Treasury vows to explore fuel duty scheme for islands and remote areas
The Treasury has promised to look at how a scheme to reduce fuel duty in remote and island communities might work following a House of Commons debate instigated by Orkney and Shetland MP Alistair Carmichael.
Treasury minister Sarah McCarthy Fry approached Mr Carmichael after the 90-minute debate and told him she had instructed her officials to carry out a “proper examination” of how reduced rates of duty for island communities – as operated by other EU countries – could be made to work in practice.
Mr Carmichael said he hoped that it would be a thorough examination of such schemes and not just an official googling fuel duty and then finding a host of reasons why it would not work in the British context.

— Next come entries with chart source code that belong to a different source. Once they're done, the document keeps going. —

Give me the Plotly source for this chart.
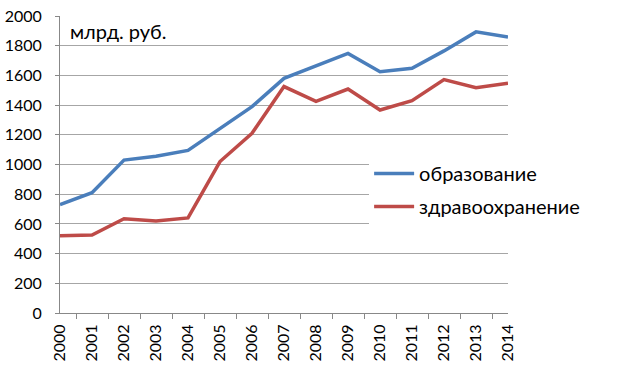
import plotly.graph_objects as go

years = [str(y) for y in range(2000, 2015)]
education = [730, 810, 1030, 1055, 1095, 1240, 1390, 1580, 1665, 1748, 1625, 1648, 1765, 1893, 1858]
health = [520, 525, 635, 620, 640, 1020, 1210, 1525, 1425, 1508, 1367, 1430, 1572, 1517, 1547]
names = ["образование", "здравоохранение"]
colors = ["#4a7ebb", "#be4b48"]
y_ticks = list(range(0, 2001, 200))

FONT = "Lato, Open Sans, sans-serif"

fig = go.Figure()
for vals, name, col in zip([education, health], names, colors):
    fig.add_trace(go.Scatter(x=years, y=vals, name=name, mode="lines", legendgroup=name,
                             line=dict(color=col, width=3.5)))

fig.update_layout(
    width=624, height=368,
    margin=dict(l=60, r=116, t=16, b=55),
    paper_bgcolor="white", plot_bgcolor="white",
    font=dict(family=FONT, size=16, color="black"),
    showlegend=True,
    legend=dict(x=0.69, y=0.535, xanchor="left", yanchor="top",
                bgcolor="white", font=dict(size=20, color="black"),
                itemwidth=40, traceorder="grouped", tracegroupgap=4),
    annotations=[dict(text="млрд. руб.", x=0.018, y=0.995, xref="paper", yref="paper",
                      xanchor="left", yanchor="top", showarrow=False,
                      font=dict(size=20, color="black"))],
)
fig.update_xaxes(type="category", tickangle=-90, tickson="boundaries",
                 ticks="outside", ticklen=5, tickcolor="#888",
                 showline=True, linecolor="#888", showgrid=False,
                 automargin=False, ticklabelstandoff=4,
                 tickfont=dict(size=16))
fig.update_yaxes(range=[0, 2000], tickvals=y_ticks, showgrid=True,
                 gridcolor="#a6a6a6", gridwidth=1,
                 showline=True, linecolor="#888", ticks="outside", ticklen=4,
                 tickcolor="#888", zeroline=False, automargin=False,
                 ticklabelstandoff=10, tickfont=dict(size=16))

fig.write_html("out.html", config={"displayModeBar": False},
               post_script="document.body.style.margin='0';")
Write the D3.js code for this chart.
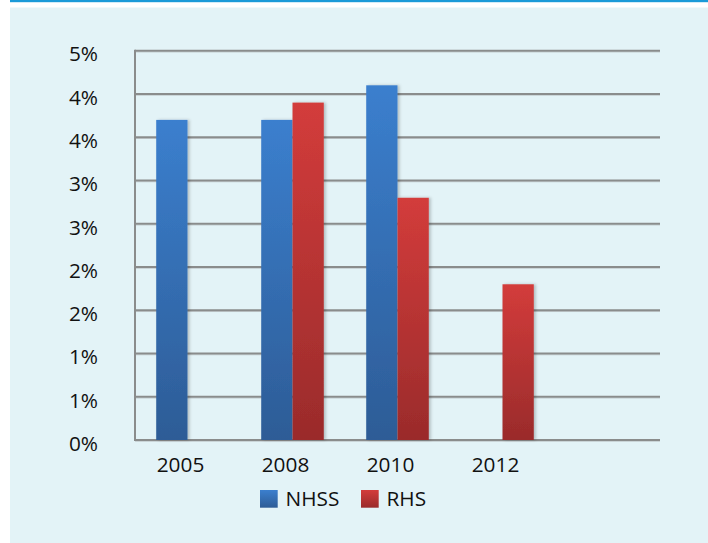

“Treasury ministers in the UK have always claimed that a reduced rate of fuel duty could not be made to work in the UK. This is the first time that they have ever been prepared to look at how other countries manage to do what they seem to find so difficult. We are far from getting what we need and want on this important issue but it is a significant and important piece of progress.”
The change in approach by the Treasury follows repeated refusals by government to look into why motorists in the isles and peripheral areas pay premiums of up to 20p on a litre of fuel.
In one bizarre instance in 2008, Treasury minister Angela Eagle said the government could not consider a fuel rebate for those living in island communities because of the possibility that motorists from elsewhere might drive to such areas to stock up on cheaper fuel.